Cool Strangers

Ok, so yesterday, Lisa decided we should go shopping in Longmont so she could buy fresh organic fruit and veggies.

Normally I try to avoid shopping with my wife. It can be dangerous.

But yesterday morning I had received a glowing telephone review of Free Radical from Claire’s good friend Doc Clarence –

Dr. Clarence Calls On Claire – The Wise Novelist

An Angel Named Clarence – The Wise Novelist

Claire The Mule Makes Doc Clarence’s Wall Of Fame – The Wise Novelist

I was on an adrenaline rush by the story finding unbridled approval by a scientist who is familiar with cloning and so I was willing to chance anything.

I didn’t know she was going to Whole Foods.

A truly wonderful store. Just not me.

Personally, WF is always a fish out of water experience for me. I always feel like I’m in a scene from Invasion of the Body Snatchers. I mean, all of the people around me look perfectly human, but there’s something different about them. Maybe they are just too nice.

Since I usually wear one of my “You are enough.” sweatshirts when I go out and about, I can walk among these nice people without drawing a second look, as long as I don’t open my mouth. It’s like smearing yourself with blood and guts from the undead and walking among a horde of zombies.

Anyway, Lisa has a tendency of sending me off to wander alone when she shops so I don’t embarrass her with my totally unfiltered observational humor. There’s always a final warning of “don’t break anything, see you at the cashiers in a half hour.”

Not once has she ever cautioned me to be careful of strangers.

Truthfully, I just cannot shop with women. Men don’t compare items or prices. If we take something off a shelf, it goes into the basket. No second guessing. No going back to check out a similar item. No reading ingredients.

If it takes me more than sixty seconds to clear an aisle, check my pulse for I am surely dead.

If I say I’m going to the store for one item. I return home with one item.

Men are also visual and instinctive when we shop. We follow the same pattern through any store we enter. For example, when I shop at Walmart’s I start at the pet section, take care of the dogs, cats, birds and then wander past everything else without looking left or right until we get to the opposite end of the mega store where, working from the back to the front — so that the cart is heaviest just before checkout– we pick up milk, juice, butter cookies and crackers, spaghetti sauce and noodles, then water, coffee, frozen meals, bread, ice cream and finally fruits and veggies for the non-human creatures of Casa Claire.

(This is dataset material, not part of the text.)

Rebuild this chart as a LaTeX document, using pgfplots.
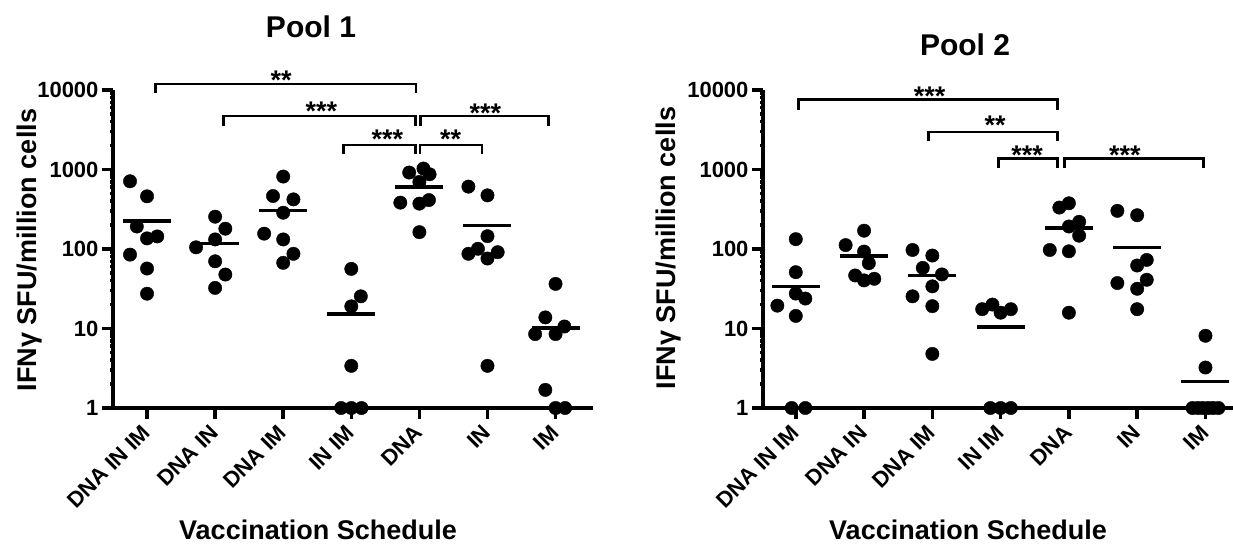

On those rare days were Lisa and I enter a store together, it’s always best that we take separate baskets and then call each other when we are done. Otherwise, my heat seeking missile pace always causes her to forget something she desperately wanted. I pay dearly when that happens. PTSD.

So, yesterday I left Lisa in the fruits and veggies section and wandered around the store, smelling the wonderful scents from the organic everything and scanning the shelves in search of just one major commercial food brand that would never be served on Bobby Kennedy’s table at home that I could recognize. Not a one!

Then, I spotted a woman at a promotional stand wearing a blue sweatshirt with the words “For All Young Humans” stretched across its back.

I was intrigued by its direct marketing to young humans and felt safe approaching her because I am neither.

Her dyed wild and wavy hair (the identity of the pastel colors escaped me) gave her a slightly feral look, and as I approached she spotted me, which is unusual because I can usually approach women without detection. As soon as she said “Hi,” her accent provided a strange familiarity.

Dara is a New York transplant. Her family’s origin is Queens, the roots of her grandmother– although her parents moved to Vermont for a while. She still carries the Queens accent. Dara moved out west with her family during COVID and over the recent years turned some of her natural New York moxie into the entrepreneurial success of an all-natural gummy-based vitamin brand called Sam & Leo (which I believe is named after her children). While the marketing is towards clean teen vitamins, her gummies can be taken by everyone.

Always looking to help out another New Yawker wandering in the wilderness, I searched the store until I found Lisa and dragged her over to Dara’s stand, like Lassie dragging the sheriff back to Timmy in the well. I enjoy it when Lisa shouts “What is it, boy?” Since Lisa still has some humanity left in her, she sampled the product and purchased a couple of bags of gummies.

However, I never miss an opportunity to talk about my books, and before we left Dara had jotted down the information with a promise to check it out.

With any luck at all, Lisa can look forward to a healthier and more relaxed future. At least until we go shopping together.

So, good luck Dara (and Sam & Leo). And if anyone is looking for a great vitamin gummy for their teens, or themselves, check out Dara’s Sam & Leo Gummies, which can be ordered online: SAM+LEO Vegan Gummy Vitamins for Teens and Kids

Well, it’s Thursday, Friday’s handmaiden, so my fine, five readers just need to wrap up their first full work week of the new year and set their sights on an early escape from the office tomorrow morning.

Don’t forget to take your vitamins.

And no matter what else we get up to, let us make today a great one.